Потом прибежала медсестра Люба, с которой они пережили санбат под Житомиром, обняла её, закружила по комнате, и они обе упали на кучу матрасов, хохоча и плача одновременно. Люба всё повторяла:

— Зинуля, мы дожили! Богом клянусь, дожили!

Зинка лежала на спине, смотрела в потолок с трещинами и не могла поверить. Война кончилась. Не эта передышка между боями, не затишье перед атакой, не короткий сон в блиндаже — а сама война кончилась, совсем, окончательно. Можно больше не вскакивать от грохота, не прижиматься к земле, не считать, сколько ещё до передка.

Она закрыла глаза и вдруг услышала тишину. Настоящую, глубокую, без единого отголоска. Такой тишины она не слышала четыре года.

Домой она вернулась только в июне. Поезда ходили медленно, подолгу стояли на станциях, и она сидела у окна, смотрела на проплывающие мимо поля, рощи, деревни — целые, не сожжённые, с дымами из труб, с пасущимися коровами, с бабами, полоскавшими бельё у мостков. Мирная жизнь возвращалась, и от этого вида у Зинки перехватывало дыхание. Она вспоминала, как шла этими же дорогами на запад — точнее даже не шла, а ползла, бежала, тащила на себе чужую боль — и не узнавала пейзаж.

На станции её встречала вся деревня. Мать стояла впереди, маленькая, седая, и прижимала к лицу концы серого платка. Зинка выпрыгнула из вагона ещё до полной остановки, рванулась к ней, и они обнялись посреди пыльного перрона, не видя никого вокруг, не слыша ни криков, ни плача, ни украинско-русско-белорусского гомона встречающих.

— Дождалась, мама, — прошептала Зинка, чувствуя, как по щекам текут первые за очень долгое время слёзы. — Вот и я.

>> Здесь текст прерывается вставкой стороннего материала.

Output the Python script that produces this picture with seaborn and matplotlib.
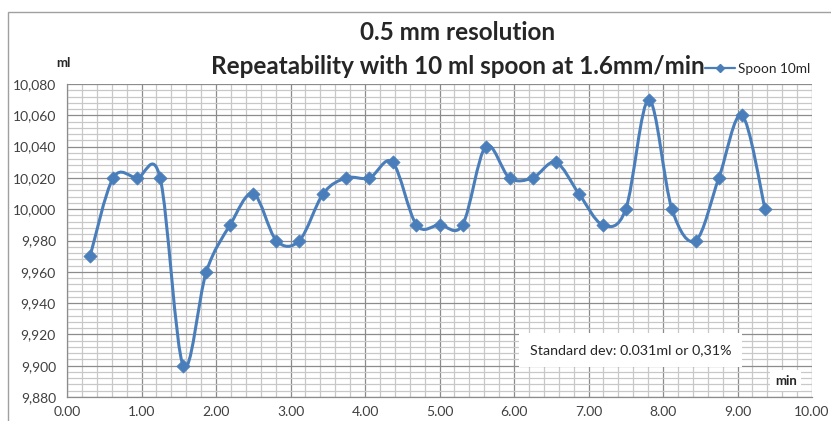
import numpy as np
import pandas as pd
import seaborn as sns
import matplotlib.pyplot as plt
from matplotlib.path import Path
from matplotlib.patches import PathPatch, Rectangle
from matplotlib.lines import Line2D
from matplotlib.ticker import MultipleLocator

# valores
minutes = [0.31, 0.62, 0.94, 1.25, 1.56, 1.87, 2.19, 2.50, 2.81, 3.12,
           3.44, 3.75, 4.06, 4.37, 4.69, 5.00, 5.31, 5.62, 5.94, 6.25,
           6.56, 6.87, 7.19, 7.50, 7.81, 8.12, 8.44, 8.75, 9.06, 9.37]
volume_ml = [9.97, 10.02, 10.02, 10.02, 9.90, 9.96, 9.99, 10.01, 9.98, 9.98,
             10.01, 10.02, 10.02, 10.03, 9.99, 9.99, 9.99, 10.04, 10.02, 10.02,
             10.03, 10.01, 9.99, 10.00, 10.07, 10.00, 9.98, 10.02, 10.06, 10.00]
series_name = 'Spoon 10ml'

x_ticks = [0, 1, 2, 3, 4, 5, 6, 7, 8, 9, 10]
x_tick_labels = [f'{v:.2f}' for v in x_ticks]
y_ticks = [9.88, 9.90, 9.92, 9.94, 9.96, 9.98, 10.00, 10.02, 10.04, 10.06, 10.08]
y_tick_labels = [f'{v:.3f}'.replace('.', ',') for v in y_ticks]

df = pd.DataFrame({'min': minutes, 'ml': volume_ml})

sns.set_style('white')
plt.rcParams['font.family'] = ['Lato', 'DejaVu Sans']

blue = '#4A7EBB'
fig = plt.figure(figsize=(8.31, 4.21), dpi=100)
W, H = 831, 421
ax = fig.add_axes([67 / W, (H - 397) / H, (812 - 67) / W, (397 - 84) / H])

# grade estilo Excel
ax.set_xlim(0, 10)
ax.set_ylim(9.88, 10.08)
ax.set_xticks(x_ticks)
ax.set_xticklabels(x_tick_labels)
ax.set_yticks(y_ticks)
ax.set_yticklabels(y_tick_labels)
ax.xaxis.set_minor_locator(MultipleLocator(0.2))
ax.yaxis.set_minor_locator(MultipleLocator(0.004))
ax.grid(which='major', color='#8c8c8c', linewidth=0.9)
ax.grid(which='minor', color='#c8c8c8', linewidth=0.9)
ax.set_axisbelow(True)
for s in ['top', 'right']:
    ax.spines[s].set_visible(False)
for s in ['left', 'bottom']:
    ax.spines[s].set_color('#8c8c8c')
    ax.spines[s].set_linewidth(0.9)
ax.tick_params(which='major', length=5, color='#8c8c8c', labelsize=10,
               labelcolor='#404040', pad=3)
ax.tick_params(which='minor', length=0)
ax.tick_params(axis='x', pad=1.5)

# linha suavizada (Bezier, como no Excel)
pts = np.column_stack([minutes, volume_ml])
verts = [tuple(pts[0])]
codes = [Path.MOVETO]
n = len(pts)
for i in range(n - 1):
    p0 = pts[max(i - 1, 0)]
    p1 = pts[i]
    p2 = pts[i + 1]
    p3 = pts[min(i + 2, n - 1)]
    c1 = p1 + (p2 - p0) / 6
    c2 = p2 - (p3 - p1) / 6
    verts += [tuple(c1), tuple(c2), tuple(p2)]
    codes += [Path.CURVE4] * 3
ax.add_patch(PathPatch(Path(verts, codes), facecolor='none', edgecolor=blue,
                       linewidth=2.2, zorder=3))

sns.scatterplot(data=df, x='min', y='ml', marker='D', s=45, color=blue,
                edgecolor=blue, zorder=4, ax=ax, legend=False)
ax.set_xlabel('')
ax.set_ylabel('')

# caixas de texto
ax.text(0.757, 0.15, 'Standard dev: 0.031ml or 0,31%', transform=ax.transAxes,
        fontsize=10.3, color='#262626', ha='center', va='center', zorder=5,
        bbox=dict(boxstyle='square,pad=0.75', facecolor='white', edgecolor='none'))
ax.text(0.965, 0.052, 'min', transform=ax.transAxes, fontsize=9.5,
        fontweight='bold', color='#262626', ha='center', va='center', zorder=5,
        bbox=dict(boxstyle='square,pad=0.35', facecolor='white', edgecolor='none'))
fig.text(63 / W, 1 - 63 / H, 'ml', fontsize=9.5, fontweight='bold',
         color='#262626', ha='center', va='center')

# títulos
fig.text(458 / W, 1 - 33 / H, '0.5 mm resolution', fontsize=17.5,
         fontweight='bold', ha='center', va='center')
fig.text(458 / W, 1 - 66 / H, 'Repeatability with 10 ml spoon at 1.6mm/min',
         fontsize=17.5, fontweight='bold', ha='center', va='center')

# legenda
handle = Line2D([], [], color=blue, linewidth=1.6, marker='D', markersize=4)
fig.legend([handle], [series_name], loc='center left',
           bbox_to_anchor=(705 / W, 1 - 69 / H), frameon=False, fontsize=9.8,
           handlelength=2.2, handletextpad=0.25, borderpad=0, borderaxespad=0)

# borda da área do gráfico
fig.patches.append(Rectangle((8 / W, -0.1), 1.2, 1 - 12 / H + 0.1,
                             transform=fig.transFigure, fill=False,
                             edgecolor='#a0a0a0', linewidth=1.0))

fig.savefig('out.png', dpi=100)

Дома всё было не так, как она помнила. И в то же время точно так же. Та же печка, тот же стол, те же половицы, которые скрипят у порога. Только окна меньше, чем ей запомнилось, и потолок ниже, и двор уже, и старая яблоня, под которой она в детстве зарывала секретики, кажется, постарела вместе с мамой.

Первое время она просыпалась от каждого шороха. Вскакивала, хватаясь за спинку кровати, не понимая, где она. Потом смотрела в окно, видела берёзу, похожую на ту, что была перед их блиндажом под Курском, и долго лежала, приходя в себя. Мать всё понимала, не задавала лишних вопросов, просто приносила ей тёплого молока и тихо закрывала дверь.

Летом Зинка вышла на работу в районную больницу — врачом не стала, пошла в медсёстры. Раненые, больные, тяжелобольные — всё это она умела. Работа оказалась нужная, заполнявшая дни с утра до вечера: перевязки, уколы, капельницы, обходы. По ночам дежурила чаще других, потому что всё равно не спалось.

А потом, в один из вечеров конца июня, когда она сидела после смены на скамейке у больничного забора и смотрела, как в траве зажигаются первые светлячки, к ней подошёл мужчина. Невысокий, чуть сутулый, с тёмными глазами и седыми висками, хотя по всему было видно — не старый. Одет был в гимнастёрку без погон, но с аккуратной заплатой на рукаве.

Простите, — сказал он, — вы, случайно, не та Королёва, что в сорок третьем под Вязьмой из-под огня вынесла отделение?